Amidst the fog of uncertainty and imperfect commitments, concrete steps matter and they matter especially in the midst of a financial crisis. Monetary policy can almost always prevent deflation in the face of a contraction in shadow money supply via the central banks’ lender-of-last-resort facilities. In an economy like 2008-2009, no amount of open-market operations, asset purchases and monetary target commitments can prevent a sharp deflationary contraction in the private shadow money supply unless the lender-of-last-resort facility is utilised. Once the system is stabilised and the possibility of a deflationary contraction has been avoided, monetary policy has very little leeway to create incremental inflation in the absence of fiscal profligacy and shadow banking/private credit expansion except via essentially fiscal actions such as buying private assets, credit guarantees etc. In the present situation where the private household economy is excessively indebted and the private business economy suffers from a savings glut and a persistent investment deficit due to structural malformation, fiscal profligacy is the only short-term option. Correspondingly, no amount of monetary stimulus can prevent a sharp fiscal contraction from causing deflation in the current economic state.
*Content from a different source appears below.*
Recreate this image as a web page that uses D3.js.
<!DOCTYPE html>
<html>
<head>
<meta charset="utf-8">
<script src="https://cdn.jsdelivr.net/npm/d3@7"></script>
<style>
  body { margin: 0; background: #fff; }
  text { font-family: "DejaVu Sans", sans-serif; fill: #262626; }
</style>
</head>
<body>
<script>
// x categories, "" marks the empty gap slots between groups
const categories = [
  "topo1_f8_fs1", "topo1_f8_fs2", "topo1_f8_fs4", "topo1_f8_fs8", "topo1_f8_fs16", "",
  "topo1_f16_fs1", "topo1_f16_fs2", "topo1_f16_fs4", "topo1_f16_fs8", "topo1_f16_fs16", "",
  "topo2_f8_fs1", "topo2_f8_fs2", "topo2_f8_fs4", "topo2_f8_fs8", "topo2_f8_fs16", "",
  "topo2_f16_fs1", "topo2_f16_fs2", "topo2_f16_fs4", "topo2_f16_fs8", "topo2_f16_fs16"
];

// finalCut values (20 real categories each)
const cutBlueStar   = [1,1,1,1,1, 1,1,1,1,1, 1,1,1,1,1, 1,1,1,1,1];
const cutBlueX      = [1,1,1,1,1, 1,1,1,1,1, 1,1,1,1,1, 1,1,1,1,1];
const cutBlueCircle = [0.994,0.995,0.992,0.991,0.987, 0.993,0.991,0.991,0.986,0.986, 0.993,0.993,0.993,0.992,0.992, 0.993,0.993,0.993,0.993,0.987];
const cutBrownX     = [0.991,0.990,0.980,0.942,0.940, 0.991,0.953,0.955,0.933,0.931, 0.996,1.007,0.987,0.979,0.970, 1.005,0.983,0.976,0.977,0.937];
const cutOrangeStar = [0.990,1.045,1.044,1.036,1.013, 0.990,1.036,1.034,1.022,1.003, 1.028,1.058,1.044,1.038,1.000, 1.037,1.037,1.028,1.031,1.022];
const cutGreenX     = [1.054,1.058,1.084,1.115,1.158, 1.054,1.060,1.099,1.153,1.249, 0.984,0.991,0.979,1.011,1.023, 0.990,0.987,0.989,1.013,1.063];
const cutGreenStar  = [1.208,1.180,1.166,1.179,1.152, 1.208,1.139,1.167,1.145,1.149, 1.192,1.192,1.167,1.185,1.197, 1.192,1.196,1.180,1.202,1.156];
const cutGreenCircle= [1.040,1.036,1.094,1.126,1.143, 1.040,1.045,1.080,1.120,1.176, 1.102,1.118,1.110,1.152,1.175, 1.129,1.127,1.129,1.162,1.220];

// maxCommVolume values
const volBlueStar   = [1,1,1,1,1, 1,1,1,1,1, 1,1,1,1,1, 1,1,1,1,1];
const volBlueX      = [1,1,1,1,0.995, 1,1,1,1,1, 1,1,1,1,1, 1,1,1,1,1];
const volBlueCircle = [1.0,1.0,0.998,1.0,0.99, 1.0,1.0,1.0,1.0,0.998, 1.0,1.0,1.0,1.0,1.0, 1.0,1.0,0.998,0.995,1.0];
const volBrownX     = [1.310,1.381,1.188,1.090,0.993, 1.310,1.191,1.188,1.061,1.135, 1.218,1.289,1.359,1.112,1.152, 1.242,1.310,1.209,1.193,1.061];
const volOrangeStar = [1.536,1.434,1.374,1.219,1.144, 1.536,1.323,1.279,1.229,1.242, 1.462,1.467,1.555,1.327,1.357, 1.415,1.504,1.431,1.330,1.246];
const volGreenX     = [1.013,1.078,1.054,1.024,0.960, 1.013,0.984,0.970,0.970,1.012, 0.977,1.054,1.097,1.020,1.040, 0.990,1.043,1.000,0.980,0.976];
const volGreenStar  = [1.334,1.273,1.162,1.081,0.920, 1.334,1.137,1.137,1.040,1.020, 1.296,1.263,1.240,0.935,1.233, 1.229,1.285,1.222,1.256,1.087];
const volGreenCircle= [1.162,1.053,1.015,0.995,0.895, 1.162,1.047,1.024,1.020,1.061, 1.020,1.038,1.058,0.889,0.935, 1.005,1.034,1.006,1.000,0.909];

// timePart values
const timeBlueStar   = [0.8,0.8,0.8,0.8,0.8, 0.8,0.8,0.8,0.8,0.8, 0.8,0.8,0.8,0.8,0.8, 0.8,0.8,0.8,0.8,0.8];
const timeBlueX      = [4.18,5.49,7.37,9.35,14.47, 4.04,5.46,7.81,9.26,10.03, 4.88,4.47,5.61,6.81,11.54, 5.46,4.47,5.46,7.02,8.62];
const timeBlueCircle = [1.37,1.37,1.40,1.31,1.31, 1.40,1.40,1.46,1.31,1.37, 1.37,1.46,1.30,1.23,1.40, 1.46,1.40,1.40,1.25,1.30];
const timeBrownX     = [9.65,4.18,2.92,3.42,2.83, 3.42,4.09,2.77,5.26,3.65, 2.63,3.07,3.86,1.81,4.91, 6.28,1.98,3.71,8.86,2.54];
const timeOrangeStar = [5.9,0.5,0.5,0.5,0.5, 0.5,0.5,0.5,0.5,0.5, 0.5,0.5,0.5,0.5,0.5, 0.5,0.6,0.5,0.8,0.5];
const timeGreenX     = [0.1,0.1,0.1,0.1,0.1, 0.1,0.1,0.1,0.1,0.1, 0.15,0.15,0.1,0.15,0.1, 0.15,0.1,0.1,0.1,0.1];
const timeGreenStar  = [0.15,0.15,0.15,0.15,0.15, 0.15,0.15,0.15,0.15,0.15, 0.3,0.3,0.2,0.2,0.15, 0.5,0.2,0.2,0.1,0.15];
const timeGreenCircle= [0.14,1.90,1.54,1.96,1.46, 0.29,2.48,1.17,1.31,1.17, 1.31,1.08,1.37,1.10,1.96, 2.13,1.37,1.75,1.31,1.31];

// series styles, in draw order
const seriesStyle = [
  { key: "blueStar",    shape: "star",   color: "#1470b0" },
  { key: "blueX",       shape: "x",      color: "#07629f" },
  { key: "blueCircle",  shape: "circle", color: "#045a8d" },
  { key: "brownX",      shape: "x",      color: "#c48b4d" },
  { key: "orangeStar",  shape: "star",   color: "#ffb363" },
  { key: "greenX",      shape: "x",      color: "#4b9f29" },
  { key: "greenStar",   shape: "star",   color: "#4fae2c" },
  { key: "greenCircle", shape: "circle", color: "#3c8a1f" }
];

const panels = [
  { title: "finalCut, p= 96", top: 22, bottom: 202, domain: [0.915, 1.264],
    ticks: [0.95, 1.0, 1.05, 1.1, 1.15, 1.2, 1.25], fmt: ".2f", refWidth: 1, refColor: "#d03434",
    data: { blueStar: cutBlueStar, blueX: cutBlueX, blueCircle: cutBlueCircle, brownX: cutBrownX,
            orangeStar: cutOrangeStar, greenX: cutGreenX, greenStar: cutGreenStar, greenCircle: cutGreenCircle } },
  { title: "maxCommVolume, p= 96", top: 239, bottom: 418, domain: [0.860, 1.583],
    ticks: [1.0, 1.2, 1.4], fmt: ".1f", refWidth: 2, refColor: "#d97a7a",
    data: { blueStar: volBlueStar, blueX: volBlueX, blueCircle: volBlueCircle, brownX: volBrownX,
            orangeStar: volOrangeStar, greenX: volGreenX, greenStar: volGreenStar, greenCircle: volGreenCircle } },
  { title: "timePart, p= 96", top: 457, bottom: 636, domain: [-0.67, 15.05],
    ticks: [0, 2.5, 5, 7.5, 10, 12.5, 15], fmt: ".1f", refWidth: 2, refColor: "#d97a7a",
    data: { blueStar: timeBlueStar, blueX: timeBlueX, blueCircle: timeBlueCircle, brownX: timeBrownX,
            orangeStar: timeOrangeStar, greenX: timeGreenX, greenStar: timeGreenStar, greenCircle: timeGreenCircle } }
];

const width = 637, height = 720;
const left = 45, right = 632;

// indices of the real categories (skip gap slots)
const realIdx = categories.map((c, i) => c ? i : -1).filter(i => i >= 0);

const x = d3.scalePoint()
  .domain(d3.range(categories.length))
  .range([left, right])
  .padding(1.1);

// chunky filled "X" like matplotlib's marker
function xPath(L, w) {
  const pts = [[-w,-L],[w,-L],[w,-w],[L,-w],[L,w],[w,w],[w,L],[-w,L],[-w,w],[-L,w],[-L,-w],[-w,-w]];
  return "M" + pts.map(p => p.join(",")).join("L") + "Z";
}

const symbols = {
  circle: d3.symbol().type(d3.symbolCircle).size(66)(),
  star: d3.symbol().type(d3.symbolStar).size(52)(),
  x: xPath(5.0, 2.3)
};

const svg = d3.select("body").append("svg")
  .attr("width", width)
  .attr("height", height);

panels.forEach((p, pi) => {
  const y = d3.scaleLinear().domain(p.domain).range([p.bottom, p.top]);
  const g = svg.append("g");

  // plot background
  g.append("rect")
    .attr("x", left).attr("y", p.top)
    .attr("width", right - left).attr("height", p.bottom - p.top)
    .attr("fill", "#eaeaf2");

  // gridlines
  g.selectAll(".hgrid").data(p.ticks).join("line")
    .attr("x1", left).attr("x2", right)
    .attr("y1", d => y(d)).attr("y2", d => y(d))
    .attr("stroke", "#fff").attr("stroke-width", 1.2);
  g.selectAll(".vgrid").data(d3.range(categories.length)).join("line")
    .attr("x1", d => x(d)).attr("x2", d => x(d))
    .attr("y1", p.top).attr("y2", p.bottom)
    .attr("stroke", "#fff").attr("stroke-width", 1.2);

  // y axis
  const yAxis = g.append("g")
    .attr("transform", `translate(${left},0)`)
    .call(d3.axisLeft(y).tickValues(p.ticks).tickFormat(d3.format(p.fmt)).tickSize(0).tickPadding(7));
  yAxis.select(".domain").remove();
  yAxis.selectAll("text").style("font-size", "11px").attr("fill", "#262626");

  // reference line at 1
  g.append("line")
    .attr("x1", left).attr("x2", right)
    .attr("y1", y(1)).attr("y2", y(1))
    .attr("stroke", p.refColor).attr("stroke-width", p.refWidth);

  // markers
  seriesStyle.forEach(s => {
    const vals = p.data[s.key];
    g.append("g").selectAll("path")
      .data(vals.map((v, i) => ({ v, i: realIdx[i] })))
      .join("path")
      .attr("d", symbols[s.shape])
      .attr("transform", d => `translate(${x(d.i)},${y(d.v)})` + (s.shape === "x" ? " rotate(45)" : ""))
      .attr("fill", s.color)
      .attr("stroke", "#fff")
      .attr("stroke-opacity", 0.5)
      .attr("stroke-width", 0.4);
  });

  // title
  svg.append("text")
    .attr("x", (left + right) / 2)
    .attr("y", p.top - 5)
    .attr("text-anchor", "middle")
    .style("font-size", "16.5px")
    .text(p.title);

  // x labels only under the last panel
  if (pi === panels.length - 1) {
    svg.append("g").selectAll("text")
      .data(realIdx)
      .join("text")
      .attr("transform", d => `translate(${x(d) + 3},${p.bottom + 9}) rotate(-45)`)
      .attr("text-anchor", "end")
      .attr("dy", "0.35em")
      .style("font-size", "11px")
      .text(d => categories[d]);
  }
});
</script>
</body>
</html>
Monetary policy is also not all-powerful in its contractionary role – it has significant but not unlimited leeway to tighten policy in the face of fiscal profligacy or shadow banking expansion. The Indian economy in 1995-1996 illustrates how the Reserve Bank of India (RBI) could control inflation in the face of fiscal profligacy only by crippling the private sector economy. The real rates faced by the private sector shot up and spending ground to a halt. The dilemma faced by the RBI today mirror the problems it faced then – if fiscal indiscipline by the Indian government persists, the RBI cannot possibly bring down inflation to acceptable levels without causing the private sector economy to keel over.
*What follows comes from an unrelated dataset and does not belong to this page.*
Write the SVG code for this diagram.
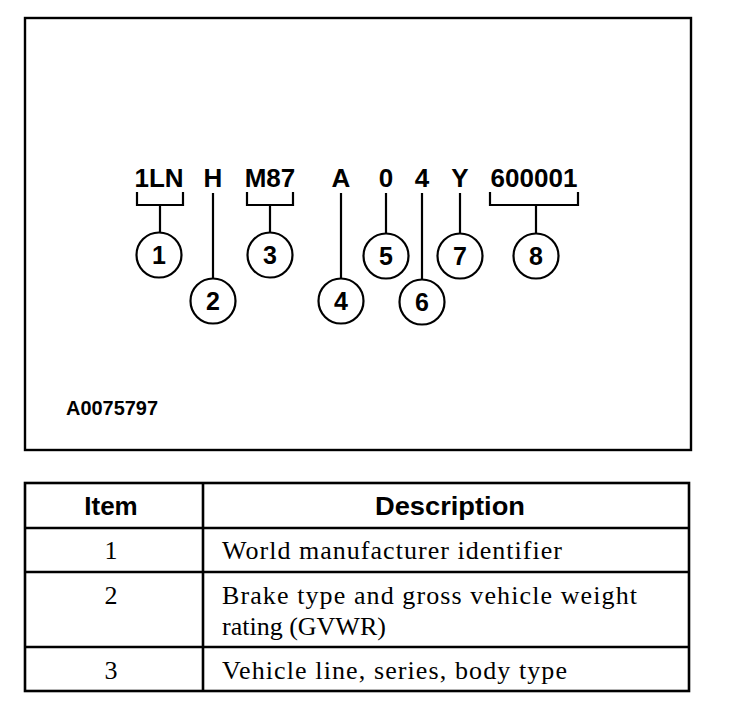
<svg xmlns="http://www.w3.org/2000/svg" width="736" height="722" viewBox="0 0 736 722">
<style>
.ln{fill:none;stroke:#000;stroke-width:2.2}
.c{fill:#fff;stroke:#000;stroke-width:2.2}
.lab{font-family:"Liberation Sans",Arial,sans-serif;font-weight:bold;font-size:26px;text-anchor:middle;fill:#000}
.num{font-family:"Liberation Sans",Arial,sans-serif;font-weight:bold;font-size:25px;text-anchor:middle;fill:#000}
.hd{font-family:"Liberation Sans",Arial,sans-serif;font-weight:bold;font-size:26px;text-anchor:middle;fill:#000}
.tb{font-family:"Liberation Serif","Times New Roman",serif;font-size:26px;fill:#000}
.grid{fill:none;stroke:#000;stroke-width:2.6}
</style>
<rect width="736" height="722" fill="#fff"/>
<rect x="25" y="18" width="666" height="432" fill="none" stroke="#000" stroke-width="2.4"/>
<g id="labels">
<text class="lab" x="159" y="187">1LN</text>
<text class="lab" x="213" y="187">H</text>
<text class="lab" x="270" y="187">M87</text>
<text class="lab" x="341" y="187">A</text>
<text class="lab" x="386" y="187">0</text>
<text class="lab" x="422" y="187">4</text>
<text class="lab" x="460" y="187">Y</text>
<text class="lab" x="534" y="187">600001</text>
</g>
<g id="connectors">
<path class="ln" d="M137,192 V205 H183 V192 M160,205 V233"/>
<path class="ln" d="M213,193 V278"/>
<path class="ln" d="M247,192 V205 H293 V192 M270,205 V233"/>
<path class="ln" d="M341,193 V279"/>
<path class="ln" d="M386,193 V234"/>
<path class="ln" d="M422,193 V280"/>
<path class="ln" d="M460,193 V234"/>
<path class="ln" d="M490,192 V205 H578 V192 M536,205 V234"/>
</g>
<g id="callout1"><circle class="c" cx="159" cy="255" r="22.5"/><text class="num" x="159" y="264">1</text></g>
<g id="callout2"><circle class="c" cx="213" cy="301" r="22.5"/><text class="num" x="213" y="310">2</text></g>
<g id="callout3"><circle class="c" cx="270" cy="255" r="22.5"/><text class="num" x="270" y="264">3</text></g>
<g id="callout4"><circle class="c" cx="341" cy="301" r="22.5"/><text class="num" x="341" y="310">4</text></g>
<g id="callout5"><circle class="c" cx="386" cy="256" r="22.5"/><text class="num" x="386" y="265">5</text></g>
<g id="callout6"><circle class="c" cx="422" cy="302" r="22.5"/><text class="num" x="422" y="311">6</text></g>
<g id="callout7"><circle class="c" cx="460" cy="256" r="22.5"/><text class="num" x="460" y="265">7</text></g>
<g id="callout8"><circle class="c" cx="536" cy="256" r="22.5"/><text class="num" x="536" y="265">8</text></g>
<text x="66" y="415" font-family="Liberation Sans,Arial,sans-serif" font-weight="bold" font-size="19.5" textLength="92" lengthAdjust="spacingAndGlyphs">A0075797</text>
<g id="table">
<rect class="grid" x="25" y="483" width="664" height="208"/>
<path class="grid" d="M203,483 V691 M25,528 H689 M25,572 H689 M25,647 H689"/>
<text class="hd" x="111" y="515">Item</text>
<text class="hd" x="450" y="515" textLength="150" lengthAdjust="spacingAndGlyphs">Description</text>
<text class="tb" x="111" y="559" text-anchor="middle">1</text>
<text class="tb" x="222" y="559" textLength="340" lengthAdjust="spacing">World manufacturer identifier</text>
<text class="tb" x="111" y="604" text-anchor="middle">2</text>
<text class="tb" x="222" y="604" textLength="415" lengthAdjust="spacing">Brake type and gross vehicle weight</text>
<text class="tb" x="222" y="635">rating (GVWR)</text>
<text class="tb" x="111" y="679" text-anchor="middle">3</text>
<text class="tb" x="222" y="679" textLength="345" lengthAdjust="spacing">Vehicle line, series, body type</text>
</g>
</svg>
The current privileged status of the US Dollar and the low interest rates and inflation does not imply that long-term fiscal discipline is unimportant. Currently, the demand for safety reduces inflation and the low inflation renders the asset safer – this virtuous positive-feedback cycle can turn vicious if expectation of monetisation is sufficiently large and the mutual-feedback nature of the process means that any such transition will almost certainly be rapid. It is not even clear that the United States is better off than say Hungary in the long run. The United States has much leeway and flexibility than Hungary but if it abuses this privilege, any eventual break will be that much more violent. Borrowing from an old adage, give an economy too much rope and it will hang itself.